The water in the toilet bowl is an essential part of its functionality. Besides flushing, it also works as a barrier that prevents gases in the sewers from flowing back into the bathroom.
Ideally, your toilet bowl should always be around halfway full. But what if you noticed that the water level in the toilet bowl is low?
In this article, we’ll explore the 9 most common reasons why this might happen, so you can take proper action to have it fixed.
1. Limited Water Supply
The first and most common reason why toilet water level is relatively low is water supply issues.
This can be a problem with the water supply to your home as a whole, such as a low water pressure or a faulty water pump.
In that case, you’ll notice that the water pressure is low across other fixtures in the bathroom, such as the faucets.
Alternatively, it can be due to the valve responsible for providing the bowl with water, which might be partially shut off or broken.
2. Leaks and Cracks in the Toilet Plumbing
Another common reason for this issue is leaks caused by cracks in the system. These cracks can be in the bowl itself or hidden inside one of the pipes.
This issue is common in relatively old and unmaintained toilets, as the sealant holding the pipes together starts to break down, causing separation in the pipes.
A telltale sign of a crack or a leak in the system is finding water around the toilet. In that case, you might need to replace the broken parts or the entire system.
3. Malfunctioning Fill Valve
As the name suggests, the fill valve is the part responsible for controlling the amount of water that goes into your toilet tank, which affects the bowl water level after flushing.

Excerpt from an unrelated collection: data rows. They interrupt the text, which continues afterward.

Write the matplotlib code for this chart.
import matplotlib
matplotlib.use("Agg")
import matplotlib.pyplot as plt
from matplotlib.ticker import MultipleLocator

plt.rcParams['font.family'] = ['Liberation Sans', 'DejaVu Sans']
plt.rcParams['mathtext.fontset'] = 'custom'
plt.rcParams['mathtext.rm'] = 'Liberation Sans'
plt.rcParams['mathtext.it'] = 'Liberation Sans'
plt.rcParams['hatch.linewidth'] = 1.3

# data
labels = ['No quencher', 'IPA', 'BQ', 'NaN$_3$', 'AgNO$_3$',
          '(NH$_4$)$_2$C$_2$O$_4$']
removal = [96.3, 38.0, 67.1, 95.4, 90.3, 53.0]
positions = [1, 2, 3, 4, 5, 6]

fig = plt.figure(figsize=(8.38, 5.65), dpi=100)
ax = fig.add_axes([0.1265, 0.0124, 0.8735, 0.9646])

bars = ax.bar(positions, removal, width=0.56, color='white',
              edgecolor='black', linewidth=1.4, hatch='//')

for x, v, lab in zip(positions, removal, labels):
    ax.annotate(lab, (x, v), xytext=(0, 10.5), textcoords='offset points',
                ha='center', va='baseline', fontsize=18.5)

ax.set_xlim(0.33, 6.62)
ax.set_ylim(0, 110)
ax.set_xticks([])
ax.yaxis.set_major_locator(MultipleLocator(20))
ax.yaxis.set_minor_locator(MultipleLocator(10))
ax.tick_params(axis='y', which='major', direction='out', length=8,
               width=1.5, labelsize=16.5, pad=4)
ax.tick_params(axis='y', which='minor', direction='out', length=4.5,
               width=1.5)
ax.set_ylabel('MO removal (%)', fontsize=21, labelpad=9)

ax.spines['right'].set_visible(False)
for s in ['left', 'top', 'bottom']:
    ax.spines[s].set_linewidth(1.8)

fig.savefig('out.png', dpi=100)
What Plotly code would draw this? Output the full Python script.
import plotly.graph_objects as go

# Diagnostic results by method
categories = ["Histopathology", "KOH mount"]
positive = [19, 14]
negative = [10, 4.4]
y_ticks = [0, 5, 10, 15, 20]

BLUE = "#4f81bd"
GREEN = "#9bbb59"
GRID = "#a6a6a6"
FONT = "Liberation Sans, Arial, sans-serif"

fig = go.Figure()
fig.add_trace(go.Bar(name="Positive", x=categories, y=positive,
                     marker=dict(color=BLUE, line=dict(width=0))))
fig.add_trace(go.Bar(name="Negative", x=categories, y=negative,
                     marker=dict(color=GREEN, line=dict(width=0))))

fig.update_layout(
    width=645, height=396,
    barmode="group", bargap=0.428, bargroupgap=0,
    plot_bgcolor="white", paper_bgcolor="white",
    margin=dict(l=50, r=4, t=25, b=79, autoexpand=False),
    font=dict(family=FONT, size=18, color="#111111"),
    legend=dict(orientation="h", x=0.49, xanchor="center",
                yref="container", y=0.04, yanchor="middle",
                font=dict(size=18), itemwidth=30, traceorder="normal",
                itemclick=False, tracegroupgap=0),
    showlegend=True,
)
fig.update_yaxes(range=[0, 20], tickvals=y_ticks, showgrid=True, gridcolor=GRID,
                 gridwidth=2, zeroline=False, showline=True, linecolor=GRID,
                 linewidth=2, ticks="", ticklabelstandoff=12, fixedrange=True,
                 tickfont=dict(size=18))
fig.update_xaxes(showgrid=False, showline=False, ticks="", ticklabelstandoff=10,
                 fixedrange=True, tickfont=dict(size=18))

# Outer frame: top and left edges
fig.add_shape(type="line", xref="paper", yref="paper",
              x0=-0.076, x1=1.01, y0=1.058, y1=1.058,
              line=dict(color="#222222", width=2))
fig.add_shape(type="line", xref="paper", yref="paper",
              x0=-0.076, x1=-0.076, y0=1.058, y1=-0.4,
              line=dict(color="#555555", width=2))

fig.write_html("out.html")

To check the water valve, you’ll need to take off the toilet tank lid and inspect the valve, which you can typically find on the left side.

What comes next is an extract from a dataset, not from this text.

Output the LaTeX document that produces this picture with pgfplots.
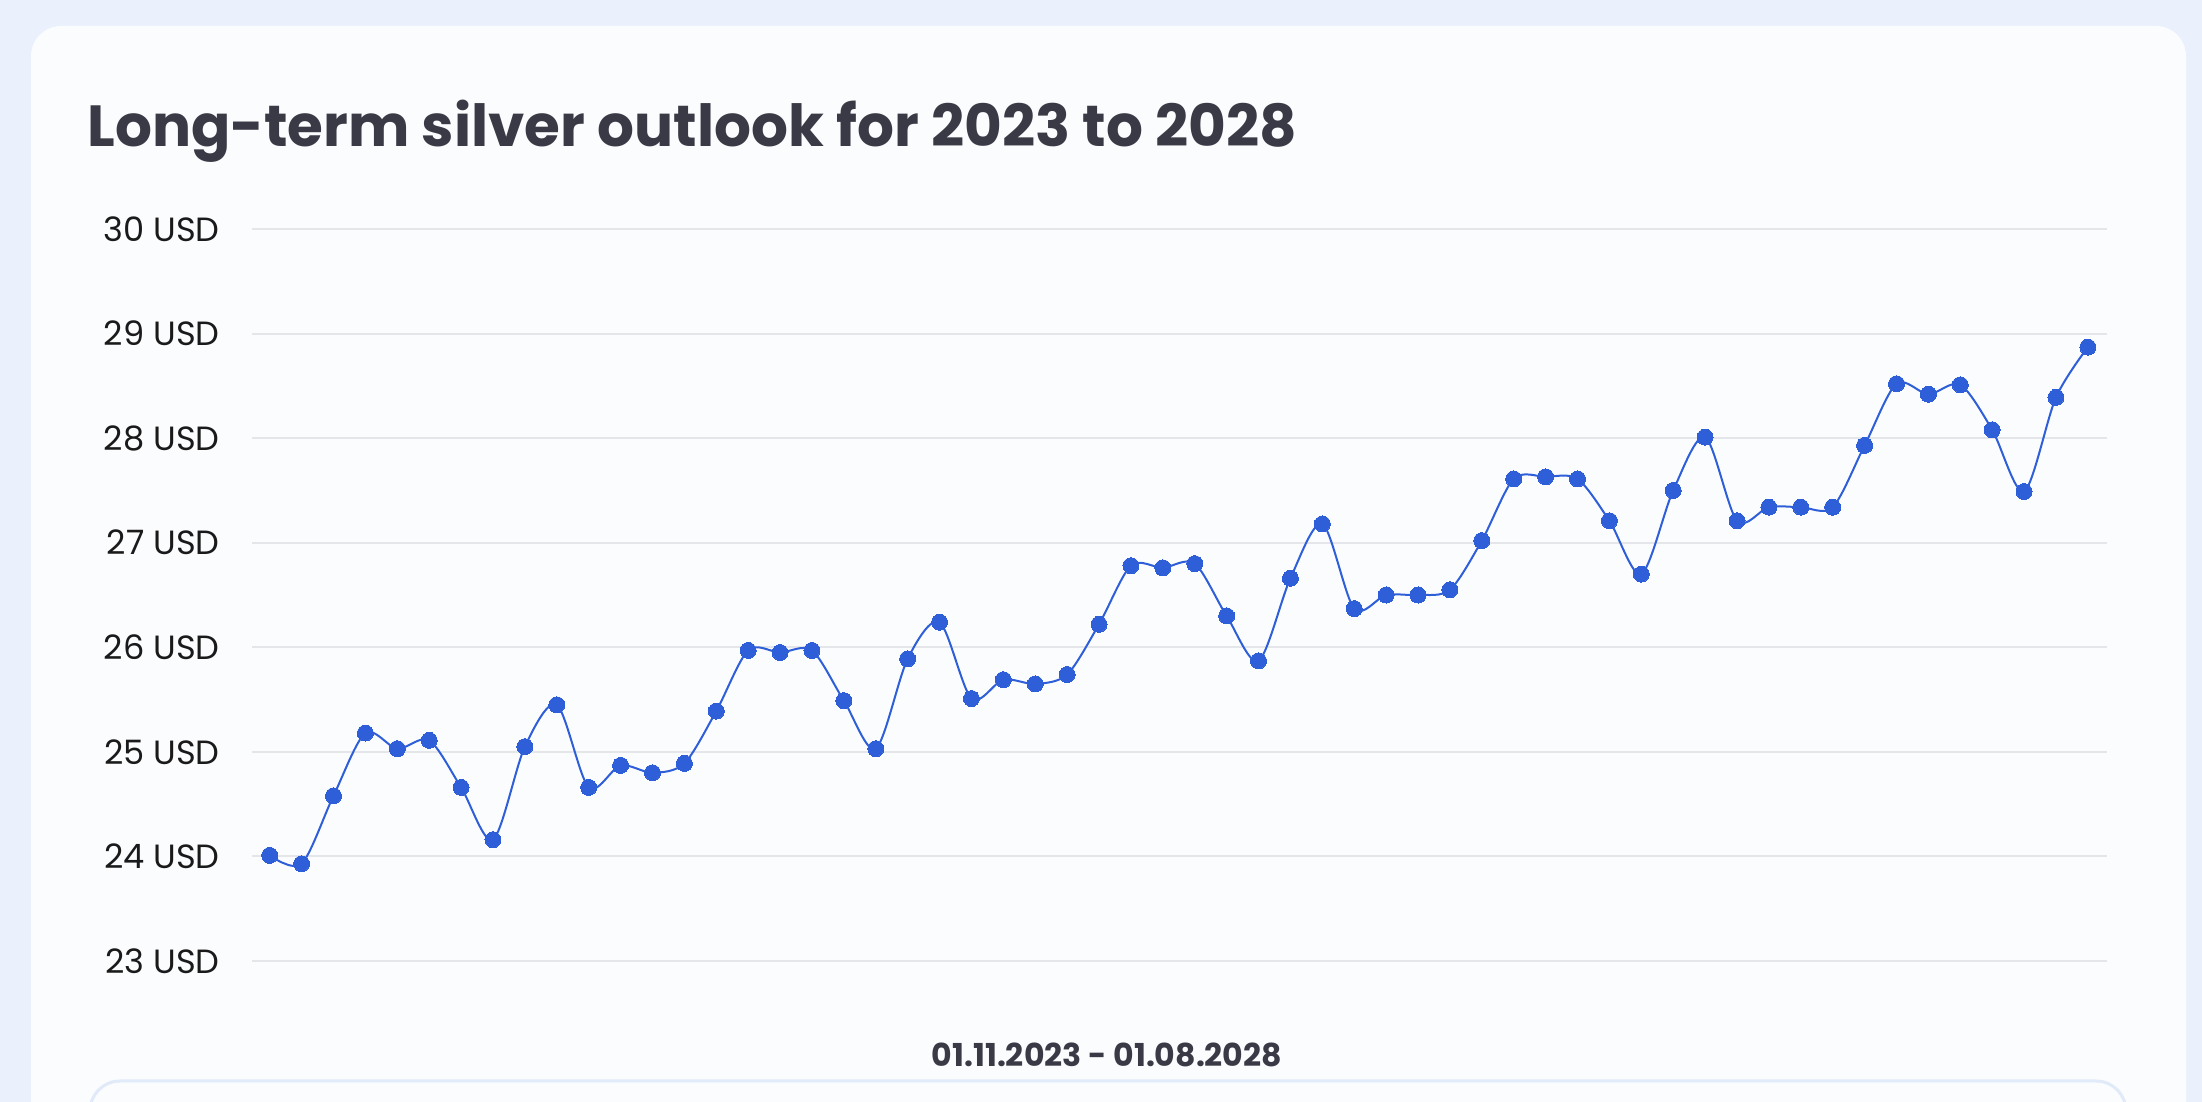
\documentclass[border=0pt]{standalone}
\usepackage{fontspec}
\setmainfont{Poppins}
\usepackage{pgfplots}
\pgfplotsset{compat=1.18}
\definecolor{outerbg}{HTML}{EAF1FC}
\definecolor{cardbg}{HTML}{FBFCFE}
\definecolor{boxline}{HTML}{E0EAF9}
\definecolor{titlec}{HTML}{393A45}
\definecolor{tickc}{HTML}{1A1A1A}
\definecolor{linec}{HTML}{2E5FD8}
\definecolor{gridc}{HTML}{E4E6EA}
\begin{document}
\begin{tikzpicture}
\useasboundingbox (0pt,0pt) rectangle (1101pt,551pt);
\fill[outerbg] (0pt,0pt) rectangle (1101pt,551pt);
\fill[cardbg, rounded corners=15pt] (15.5pt,-30pt) rectangle (1093pt,538pt);
\draw[boxline, line width=1.5pt, fill=cardbg, rounded corners=15pt] (45pt,-30pt) rectangle (1063pt,10.5pt);
\node[anchor=base west, inner sep=0pt, text=titlec, font=\fontsize{29}{34}\selectfont\bfseries] at (43.5pt,477.5pt) {Long-term silver outlook for 2023 to 2028};
\node[anchor=base, inner sep=0pt, text=titlec, font=\fontsize{15.8}{18}\selectfont\bfseries] at (553.5pt,17.5pt) {01.11.2023 - 01.08.2028};
\begin{axis}[
  at={(126pt,70.5pt)}, anchor=south west,
  scale only axis, width=927.5pt, height=366pt,
  xmin=-0.555, xmax=57.6, ymin=23, ymax=30,
  axis line style={draw=none},
  xtick=\empty,
  ytick={23,24,25,26,27,28,29,30},
  yticklabels={23 USD,24 USD,25 USD,26 USD,27 USD,28 USD,29 USD,30 USD},
  major tick length=0pt,
  ymajorgrids,
  grid style={gridc, line width=1pt},
  yticklabel style={font=\fontsize{16.8}{19}\selectfont, text=tickc, anchor=east, inner sep=0pt, xshift=-16pt},
  clip=false,
]
\addplot[linec, line width=1pt, smooth, tension=0.5, mark=*, mark size=4pt, mark options={fill=linec, draw=linec, line width=0pt}] coordinates {
(0,24.01) (1,23.93) (2,24.58) (3,25.18) (4,25.03) (5,25.11) (6,24.66) (7,24.16) (8,25.05) (9,25.45)
(10,24.66) (11,24.87) (12,24.80) (13,24.89) (14,25.39) (15,25.97) (16,25.95) (17,25.97) (18,25.49) (19,25.03)
(20,25.89) (21,26.24) (22,25.51) (23,25.69) (24,25.65) (25,25.74) (26,26.22) (27,26.78) (28,26.76) (29,26.80)
(30,26.30) (31,25.87) (32,26.66) (33,27.18) (34,26.37) (35,26.50) (36,26.50) (37,26.55) (38,27.02) (39,27.61)
(40,27.63) (41,27.61) (42,27.21) (43,26.70) (44,27.50) (45,28.01) (46,27.21) (47,27.34) (48,27.34) (49,27.34)
(50,27.93) (51,28.52) (52,28.42) (53,28.51) (54,28.08) (55,27.49) (56,28.39) (57,28.87)
};
\end{axis}
\end{tikzpicture}
\end{document}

Adjust the valve if it’s not lined up properly and see if the water level goes back to normal after flushing. However, if it’s broken, you’ll simply need to replace it with a new one.
4. Issues with the Fill Tube
The fill tube is a flexible plastic tube that transfers water from the tank to the overflow tube. Similar to the valve that controls it, any problems with the tube can affect the water level in the bowl directly.
Any issues with the fill tube, including damage, clogs, and separation will directly affect the level of water in the tank. Luckily, this part is fairly available and easy to replace, so it shouldn’t be a problem.
5. Internal Pipe Clogs
Internal pipe clogs can also cause a low toilet bowl water level. This happens when something blocks the flow of water from the tank to the bowl.
These pipes lead to small inlet holes under the rims of the toilet. Since they’re quite small, the build-up of grime can block them. Luckily, you can clean them with an old brush and some diluted vinegar solution.
6. Low-Lying Float Ball
The float balls are found inside the tank and are responsible for stopping the water from flowing into the tank once they reach a certain level.
If you set this height to be relatively low, the tank won’t fill with the right amount of water to fill the bowl after flushing.
7. Blocked Sewer Vent Pipe
The sewer vent line is designed to let air and gasses flow out of the waste pipe after flushing.
When it malfunctions or gets blocked, the pipes won’t be able to get the air out, which results in a characteristic gurgling sound after flushing.
Unfortunately, fixing the sewer vent line is quite complex, so you’ll typically need the help of a professional plumber to fix it.
8. The Main Toilet Pipes Are Clogged
In most cases, clogged toilets will cause an overflow of the toilet bowl water, but in a few cases, it might lead to the opposite.
The clog can be caused by a variety of things. Luckily, in most cases, you can fix this issue with a plunger.
If that doesn’t work, you’ll need to turn off the water valves and call a professional plumber as soon as possible.
9. Issues with the Main Pipes
Lastly, low toilet tank water might also happen if the main pipes are clogged, damaged, or separated. Checking them may require a lot of work, so this is also typically left to a professional plumber.
This marks the end of today’s guide that shows you all the different reasons why the water level in toilets could be low.
As you can see, it can happen for a variety of reasons, but luckily some of them are fairly simple and a professional plumber can fix them right away!